​Virgin Records: 40 Years of Disruptions

Virgin Records: 40 Years of Disruptions. [The Exhibition!] has positioned itself as an art show.

Virgin Records
Punks outside Virgin Records by Frank Passingham and Simon Edwards

An art show as opposed to what it calls ‘a few sweat-stained stage clothes, a battered guitar and a couple of gold discs’.

The exhibition – put together by a team including Adrian Shaughnessy and George Lee of This is Real Art – revels in Virgin Records’ beginnings – and most notably its carefully built outsider counter-culture status as a backer of ‘mavericks, misfits, rebels, geniuses and nonconformists’.  

History tells us it did this rather well. Having started out by bringing the world Mike Oldfield’s Tubular Bells in 1973, it got behind the Sex Pistols, Boy George, The Spice Girls and Daft Punk.

Virgin Records
Boy George photographed by Paul Gobel – cover of Blitz magazine, 1986

Heaving all this into the mainstream brought all manner of aesthetic interpretation through art direction, photoshoots and album art.

Original record art will be displayed alongside alternative or rejected versions.

Sketches and original art for the Roger Dean-designed ‘twins’ logo and Virgin script logo will also be exhibited as well as various press ads, logos and poster curios.

Virgin Records
The Human Legaue, Smash Hits Cover, October 1981

Press releases, passes, and even invoices, (such as for Mike Oldfield’s hired instruments) give an insight into the spirit of the times, and there are a bunch of press and tabloid cuttings from the likes of Smash Hits, Melody Maker, NME, The Face, Blitz and others showing the highs, the lows and the bust-ups.

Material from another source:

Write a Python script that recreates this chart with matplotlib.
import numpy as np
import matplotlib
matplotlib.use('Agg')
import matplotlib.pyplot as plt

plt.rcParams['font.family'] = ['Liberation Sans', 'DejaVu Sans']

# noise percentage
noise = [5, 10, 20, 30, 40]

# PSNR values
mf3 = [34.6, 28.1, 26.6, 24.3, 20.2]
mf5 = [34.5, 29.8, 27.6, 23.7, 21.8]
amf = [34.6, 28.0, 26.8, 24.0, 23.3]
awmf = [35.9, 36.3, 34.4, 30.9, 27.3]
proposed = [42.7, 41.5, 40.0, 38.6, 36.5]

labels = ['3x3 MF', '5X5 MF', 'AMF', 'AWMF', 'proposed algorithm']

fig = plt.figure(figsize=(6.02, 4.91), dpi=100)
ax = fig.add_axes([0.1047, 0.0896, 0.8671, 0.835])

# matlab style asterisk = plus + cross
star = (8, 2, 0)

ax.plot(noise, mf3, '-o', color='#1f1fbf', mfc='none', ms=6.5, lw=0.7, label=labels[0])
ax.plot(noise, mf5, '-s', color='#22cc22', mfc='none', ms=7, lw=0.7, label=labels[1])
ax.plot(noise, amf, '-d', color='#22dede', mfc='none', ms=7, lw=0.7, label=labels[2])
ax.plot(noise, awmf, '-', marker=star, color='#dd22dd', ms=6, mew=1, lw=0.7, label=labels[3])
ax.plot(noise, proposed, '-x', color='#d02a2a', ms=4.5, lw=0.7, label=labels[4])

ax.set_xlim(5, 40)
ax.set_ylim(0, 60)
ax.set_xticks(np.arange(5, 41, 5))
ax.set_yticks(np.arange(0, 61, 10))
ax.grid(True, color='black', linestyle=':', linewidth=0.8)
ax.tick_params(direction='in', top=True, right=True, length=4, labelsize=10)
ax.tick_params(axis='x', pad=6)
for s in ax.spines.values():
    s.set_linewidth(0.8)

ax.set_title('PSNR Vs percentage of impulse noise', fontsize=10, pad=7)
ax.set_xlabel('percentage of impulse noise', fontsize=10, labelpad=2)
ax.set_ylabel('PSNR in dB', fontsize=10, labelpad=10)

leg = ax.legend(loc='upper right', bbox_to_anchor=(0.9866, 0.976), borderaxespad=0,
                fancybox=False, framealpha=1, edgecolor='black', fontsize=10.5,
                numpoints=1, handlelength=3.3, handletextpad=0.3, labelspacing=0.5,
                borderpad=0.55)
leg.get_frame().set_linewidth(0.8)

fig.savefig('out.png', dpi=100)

An AV element will see a mashup of videos projected onto a giant screen and accompanied by a soundscape incorporating clips from interviews and TV appearances.

There will also be separate listening posts with headphones where you can watch videos.

Some installations have been made by Virgin recording artists, including The Chemical Brothers and Massive Attack.

Virgin Records
Janet Jackson photograph from album Janet, 1993

Unseen archive photographs include pictures taken behind the scenes in the early days of the label, showing its HQ and hippie staffers, and later identifiable moments in time like young punks outside a Virgin Record shop.

Virgin Records: 40 Years of Disruptions. [The Exhibition!]  runs from 24-29 October at Studio B1, Victoria House, Southampton Row, WC1.